«Вот они, бесы-то, вот они! — думал Алексей Петрович, чувствуя, как мурашки пробегают по коже, узнавая в произносимых словах знакомые мысли, слегка завуалированные обтекаемыми фразами, и знакомых героев, будто шагнувших в эту библиотеку со страниц романа Достоевского. И библиотека показалась ему кладбищем. — О, эти готовы судить и осудить кого угодно, а не только Достоевского. Вот они и Шолохова судят и выбрали для этого самый коварный способ — обвинение в плагиате. Даже только посеяв в душах читателей сомнение в авторстве Шолохова, они тем самым вызывают сомнение в правдивости и высокохудожественности его романа. Что ж, сегодня еще продолжается их праздник… Но Горький-то, Горький! Он-то как оказался с ними?… А впрочем, с кем же ему быть? Ни рабочий, ни интеллигент, — мещанин, всю жизнь воюющий с собственной тенью… И эти тоже: уже не евреи, но и не русские, уже не лавочники, но и не интеллигенты, и уж точно не рабочие и крестьяне. Именно половинчатость, незавершенность самосознания и объединяет их с Максимом Горьким. К тому же Горький — сентиментален, а сентиментальность — родная сестра озлобления и ненависти».
Не знал Алексей Петрович, что с Горьким этих людей связывают их общие и во многом совпадающие взгляды на политическую атмосферу в стране, что еще в те времена, когда Горький жил в Италии, они писали ему о произволе Сталина, о его антисемитизме, выразившемся в гонениях на Троцкого, Зиновьева, Каменева и других старых партийцев, что они опасались и опасаются за свое будущее и советовали ему, Горькому, не возвращаться в СССР. Письма эти, составившие часть горьковского архива, хранятся за границей, но все может быть, если Горький вернется и письма окажутся в руках Ягоды и самого Сталина. Не потому ли они так стараются возвеличивать вождя — уравновешивая этим свои крамольные высказывания? Не потому ли они так вьются вокруг старого писателя, стараясь удержать его в своей орбите? Пока жив Горький — их не тронут, близость к Горькому есть защита от возможных нападок и гонений. Вот откуда их страх, подмеченный Задоновым, а не только перед чем-то еще, ему доселе неведомым.
— Шкловский говорил это на съезде писателей, а я готов повторить сейчас, — дошел до Алексея Петровича голос Кольцова, — что если бы Достоевский появился среди нас, мы бы судили его пролетарским судом и за махровый антисемитизм, и за махровый же национализм и шовинизм, за черносотенство и даже за фашизм. Я уверен, что он бы приветствовал Гитлера, пел бы ему дифирамбы и сжигал бы на Красной площади Шолом-Алейхема…

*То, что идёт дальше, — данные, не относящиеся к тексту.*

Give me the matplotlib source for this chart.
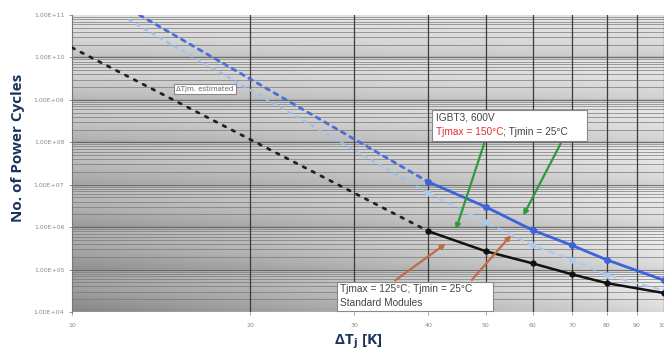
"""
Power cycling capability vs. junction temperature swing (IGBT3 600V vs standard modules).
"""
import numpy as np
import matplotlib.pyplot as plt
from matplotlib.ticker import FixedLocator, NullLocator

# --- data ---
# extrapolated (dashed) parts
std_est_dt = [10, 40]
std_est_n = [1.7e10, 8.0e5]
igbt3_est_dt = [13, 40]
igbt3_est_n = [1.0e11, 1.16e7]
igbt3_lo_est_dt = [12.5, 40]
igbt3_lo_est_n = [7.6e10, 6.4e6]

# measured (solid) parts
dt_meas = [40, 50, 60, 70, 80, 100]
std_n = [8.0e5, 2.7e5, 1.4e5, 7.7e4, 4.8e4, 2.8e4]
igbt3_n = [1.16e7, 3.0e6, 8.5e5, 3.7e5, 1.7e5, 5.6e4]
igbt3_lo_n = [6.4e6, 1.3e6, 3.7e5, 1.7e5, 7.5e4, 3.2e4]

x_ticks = [10, 20, 30, 40, 50, 60, 70, 80, 90, 100]
y_ticks = [1e4, 1e5, 1e6, 1e7, 1e8, 1e9, 1e10, 1e11]

navy = '#1c3360'
tick_gray = '#8a8a8a'
box_font = 'Liberation Sans'

fig = plt.figure(figsize=(6.64, 3.56), dpi=100)
ax = fig.add_axes([72 / 664, 1 - 312 / 356, 1 - 72 / 664, (312 - 15) / 356])
ax.set_xscale('log')
ax.set_yscale('log')
ax.set_xlim(10, 100)
ax.set_ylim(1e4, 1e11)

# scanned-looking gray gradient background
yy, xx = np.mgrid[0:1:300j, 0:1:200j]   # yy: 0 top -> 1 bottom
decade = (yy * 7) % 1.0
shade = 0.89 - 0.27 * yy * (1 - xx) ** 0.8 - 0.1 * decade ** 2 + 0.06 * xx * yy
ax.imshow(shade, cmap='gray', vmin=0, vmax=1, aspect='auto',
          extent=[0, 1, 0, 1], transform=ax.transAxes, zorder=0)

# grid: vertical at x ticks, horizontal at every minor log step
for d in range(4, 11):
    for m in range(1, 10):
        v = m * 10.0 ** d
        if v > 1e11:
            continue
        lw, c = (1.0, '#555555') if m == 1 else (0.6, '#767676')
        ax.axhline(v, color=c, lw=lw, alpha=0.8, zorder=1)
for xv in x_ticks[1:]:
    ax.axvline(xv, color='#3c3c3c', lw=0.9, zorder=1)

# curves
ax.plot(std_est_dt, std_est_n, color='#222222', lw=2.0, ls=(0, (1, 2.6)),
        dash_capstyle='round', zorder=3)
ax.plot(igbt3_est_dt, igbt3_est_n, color='#4a6fd8', lw=2.0, ls=(0, (1.5, 2)),
        dash_capstyle='round', zorder=3)
ax.plot(igbt3_lo_est_dt, igbt3_lo_est_n, color='#9ec0ee', lw=1.8, ls=(0, (1, 2.5)),
        dash_capstyle='round', zorder=3)

ax.plot(dt_meas, igbt3_lo_n, color='#a9cbf2', lw=1.6, ls=(0, (3, 2)),
        marker='o', ms=3.5, zorder=4)
ax.plot(dt_meas, igbt3_n, color='#3d63dc', lw=2.0, marker='o', ms=4, zorder=5)
ax.plot(dt_meas, std_n, color='#111111', lw=1.8, marker='o', ms=3.5, zorder=5)

# ticks
ax.xaxis.set_major_locator(FixedLocator(x_ticks))
ax.xaxis.set_minor_locator(NullLocator())
ax.set_xticklabels([str(v) for v in x_ticks])
ax.yaxis.set_major_locator(FixedLocator(y_ticks))
ax.yaxis.set_minor_locator(NullLocator())
ax.set_yticklabels(['1.00E+%02d' % int(np.log10(v)) for v in y_ticks])
ax.tick_params(axis='both', labelsize=4.5, colors=tick_gray, length=2, width=0.6)
ax.tick_params(axis='x', pad=6)
for s in ax.spines.values():
    s.set_visible(False)
ax.spines['left'].set_visible(True)
ax.spines['left'].set_color('#777777')

fig.text(18 / 664, 1 - 148 / 356, 'No. of Power Cycles', rotation=90, ha='center', va='center',
         fontsize=11, fontweight='bold', color=navy, family='Open Sans')
fig.text(358 / 664, 1 - 342 / 356, r'ΔT$_\mathbf{j}$ [K]', ha='center', va='center',
         fontsize=11, fontweight='bold', color=navy, family='Open Sans')


def px(x, y):
    return x / 664, 1 - y / 356


# annotation boxes
bx = dict(boxstyle='square,pad=0.35', fc='white', ec='#888888', lw=0.8)
fig.text(*px(176, 89), 'ΔTjm. estimated', fontsize=5, color='#666666',
         va='center', ha='left', bbox=bx, zorder=10)

fig.patches.append(plt.Rectangle(px(432, 141), 155 / 664, 31 / 356, transform=fig.transFigure,
                                 fc='white', ec='#888888', lw=0.8, zorder=9))
fig.text(*px(436, 118), 'IGBT3, 600V', fontsize=7.3, color='#444444',
         va='center', ha='left', zorder=11, family=box_font)
red = fig.text(*px(436, 132), 'Tjmax = 150°C', fontsize=7.3, color='#e8302a',
               va='center', ha='left', zorder=11, family=box_font)
fig.canvas.draw()
bb = red.get_window_extent()
fig.text(bb.x1 / fig.bbox.width, 1 - 132 / 356, '; Tjmin = 25°C', fontsize=7.3,
         color='#444444', va='center', ha='left', zorder=11, family=box_font)

fig.patches.append(plt.Rectangle(px(337, 311), 156 / 664, 29 / 356, transform=fig.transFigure,
                                 fc='white', ec='#888888', lw=0.8, zorder=9))
fig.text(*px(340, 289), 'Tjmax = 125°C; Tjmin = 25°C', fontsize=7.3, color='#444444',
         va='center', ha='left', zorder=11, family=box_font)
fig.text(*px(340, 303), 'Standard Modules', fontsize=7.3, color='#444444',
         va='center', ha='left', zorder=11, family=box_font)

# arrows
for (x0, y0, x1, y1, c) in [(485, 141, 455, 232, '#2e9a3a'), (562, 141, 522, 218, '#2e9a3a'),
                            (393, 282, 448, 242, '#c46a45'), (470, 282, 513, 233, '#c46a45')]:
    ax.annotate('', xy=px(x1, y1), xytext=px(x0, y0), xycoords='figure fraction',
                textcoords='figure fraction',
                arrowprops=dict(arrowstyle='-|>', color=c, lw=1.6, mutation_scale=7),
                zorder=8)

fig.savefig('out.png', dpi=100)
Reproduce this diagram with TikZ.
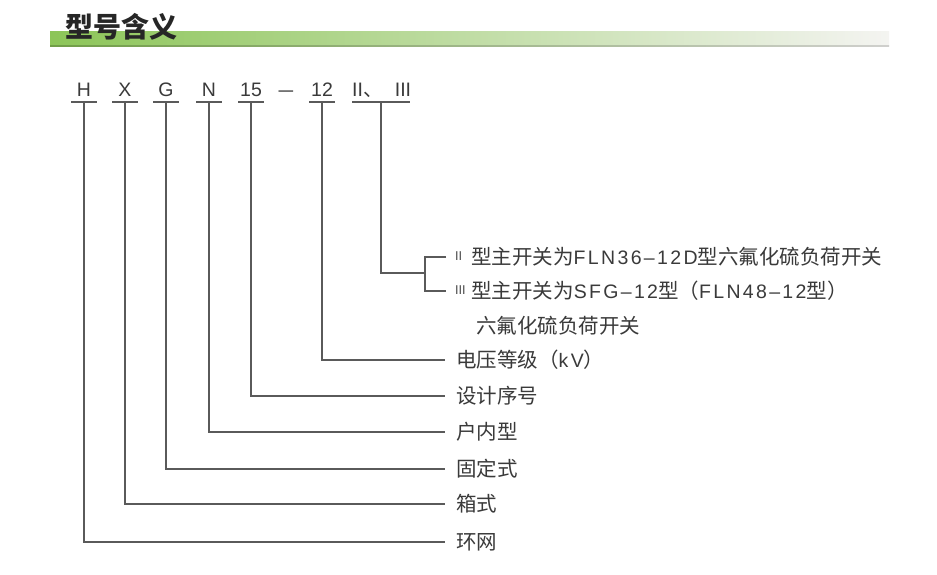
\documentclass[tikz,border=0pt]{standalone}
\usepackage{fontspec}
\setmainfont{Liberation Sans}
\newfontfamily\cjk{Noto Sans CJK SC}
\newfontfamily\latsp{Liberation Sans}[LetterSpace=12]
\usetikzlibrary{calc}
\definecolor{txt}{HTML}{3A3A3A}
\definecolor{ln}{HTML}{5A5A5A}
\definecolor{gA}{HTML}{8CC558}
\definecolor{gB}{HTML}{C8E2A6}
\definecolor{gC}{HTML}{F4F4F1}
\newcommand{\smallroman}[1]{\raisebox{4.5pt}{\fontsize{12}{12}\selectfont #1}}
\newcommand{\lat}[1]{{\fontsize{19.5}{22}\selectfont\latsp #1}}
\begin{document}
\begin{tikzpicture}[x=1pt,y=-1pt,
  code/.style={anchor=base,inner sep=0,text=txt,font=\fontsize{19.5}{20}\selectfont},
  lab/.style={anchor=west,inner xsep=11pt,inner ysep=0,text=txt,font=\cjk\fontsize{20.5}{22}\selectfont},
  conn/.style={draw=ln,line width=1.1pt},
  uline/.style={draw=ln,line width=1.1pt}]
\useasboundingbox[fill=white] (0,0) rectangle (937,575);
% title bar
\shade[left color=gA,middle color=gB,right color=gC,shading angle=90] (50,32) rectangle (889,46);
\shade[left color=gA!80!black,right color=gC!85!black,shading angle=90] (50,45.2) rectangle (889,46.6);
\node[anchor=west,inner sep=0,text=black!85,font=\cjk\bfseries\fontsize{28}{30}\selectfont] (title) at (65,27) {型号含义};
% code row
\node[code] (cH) at (84,97) {H};
\node[code] (cX) at (125,97) {X};
\node[code] (cG) at (166,97) {G};
\node[code] (cN) at (209,97) {N};
\node[code] (c15) at (251,97) {15};
\node[code] (cd) at (286,97) {\scalebox{0.75}[1]{—}};
\node[code] (c12) at (322,97) {12};
\node[code] (cII) at (357.5,97) {II};
\node[code] (cdun) at (373,97) {\cjk 、};
\node[code] (cIII) at (403,97) {III};
% underline centres
\coordinate (uH) at (84,102);
\coordinate (uX) at (125,102);
\coordinate (uG) at (166,102);
\coordinate (uN) at (209,102);
\coordinate (u15) at (251,102);
\coordinate (u12) at (322,102);
\coordinate (uR) at (381,102);
\foreach \u in {uH,uX,uG,uN,u15,u12}{
  \draw[uline] ($(\u)+(-13,0)$) -- ($(\u)+(13,0)$);
}
\draw[uline] (352,102) -- (410,102);
% labels
\node[lab,inner xsep=9pt] (l1) at (446,257) {\smallroman{II}\hspace{9pt}型主开关为\lat{FLN36–12D}型六氟化硫负荷开关};
\node[lab,inner xsep=9pt] (l2) at (446,291) {\smallroman{III}\hspace{5.5pt}型主开关为\lat{SFG–12}型（\lat{FLN48–12}型）};
\node[lab,inner xsep=0pt] (l3) at (476,326) {六氟化硫负荷开关};
\node[lab] (l12) at (445,360) {电压等级（\lat{kV}）};
\node[lab] (l15) at (445,396) {设计序号};
\node[lab] (lN) at (445,432) {户内型};
\node[lab] (lG) at (445,469) {固定式};
\node[lab] (lX) at (445,504) {箱式};
\node[lab] (lH) at (445,542) {环网};
% connectors
\coordinate (b) at (425,273);
\draw[conn] (uR) |- (b);
\draw[conn] (l1.west) -| (b) |- (l2.west);
\draw[conn] (u12) |- (l12.west);
\draw[conn] (u15) |- (l15.west);
\draw[conn] (uN) |- (lN.west);
\draw[conn] (uG) |- (lG.west);
\draw[conn] (uX) |- (lX.west);
\draw[conn] (uH) |- (lH.west);
\end{tikzpicture}
\end{document}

— А рядом с ним бы ликовали и тот же Васильев, и Клюев, и даже Мандельштам, — дополнил Михоэлс.
«Бе-сы! Бе-е-есы! — настойчиво стучало в голове Задонова. — Это их предвидел Достоевский, именно за это они его так ненавидят», — думал он, хотя никогда Достоевским особо не увлекался, с трудом воспринимая его болезненно-назойливую прозу и его болезненно-неуравновешенных героев. И только теперь увидел все это по-иному — и назойливая болезненность получила в его глазах историческое оправдание: предвидение и не может быть не болезненным, ибо строится не на логике, а на болезненных же ощущениях, обостренном чувстве собственного достоинства и ответственности за будущее своего народа.
Через какое-то время Алексей Петрович, несмотря на внешнюю оживленность и разнообразие тем разговора, уже заранее зная, что и о чем будет сказано, почувствовал нестерпимую скуку, воспользовался паузой и стал раскланиваться.
Его не удерживали.
Горький проводил Алексея Петровича — к его удивлению — до самой калитки. Здесь, смущенно улыбаясь и тревожно оглядываясь по сторонам, снова повторил приглашение приехать в Крым, долго тряс руку и все пытался объяснить, что его гости — люди не злые, а очень даже добрые и хорошие, но весь предыдущий жизненный опыт приучил их к излишней подозрительности и недоверию, зато если уж они поверили кому-нибудь, то нет в мире друзей преданнее и бескорыстнее.